Conventional economists typically enthuse about gains and benefits but fail to attend to the losses and costs. Conventional development drives some people into poverty, mainly by depriving them of resources and livelihoods they once had.  When governments allow corporations to log forests and build dams and mines, tribal and peasant people can be removed from their ancestral lands. Fletcher (2016) quoting the U.N. Human Development Report says that in 2003 after decades of Neoliberal development, 54 nations were poorer than they had been in 1990, and Sub-Saharan Africa had a lower per capita income than 40 years before. (See also Hickel, 2016.) The poor in Third World countries that are most integrated into the global economy have fared worse than those in other countries (Wodin and Lucas, 2006, p. 55, Meredith, 2005).

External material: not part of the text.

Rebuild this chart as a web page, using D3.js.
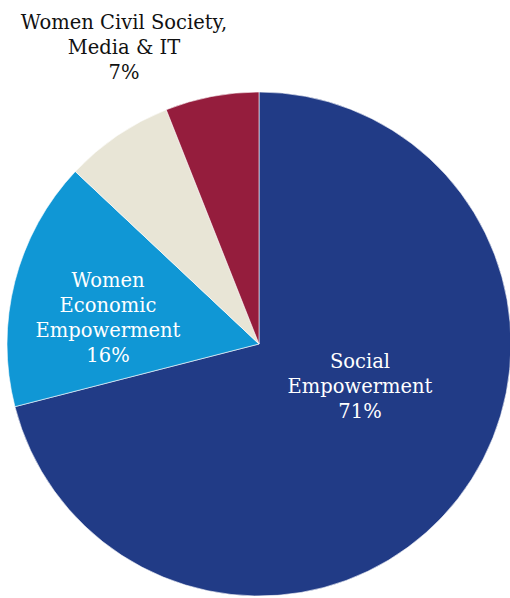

It is not clear how big the net gains in income, employment and welfare have been but the above evidence on global poverty changes suggest that they have not been as spectacular as is commonly claimed.

The rate of trickle down development is extremely slow

At present rates it would probably take more than a hundred years for the “living standards” of the poor majority in the Third World to rise to present rich world levels…and by that time rich world GDP per capita would have become extreme. Yet if the available resources could be applied directly by people to meeting their own needs rapid improvements would easily be achieved.

The moral issue

The trickle down rationale promises to improve the welfare of those in great need via crumbs from the tables of the rich. Most of the benefit of conventional development goes to national elites, foreign corporations and rich world consumers. A morally acceptable development process would prioritize improving the conditions of the poorest.

The global resource situation will not permit Trickle Down to work 

The strongest argument against trickle-down doctrine is that the limits to growth rule out any chance that development which promises to lift the poor to rich world affluence via trickle down benefits can succeed. There are far too few resources for this to be achieved.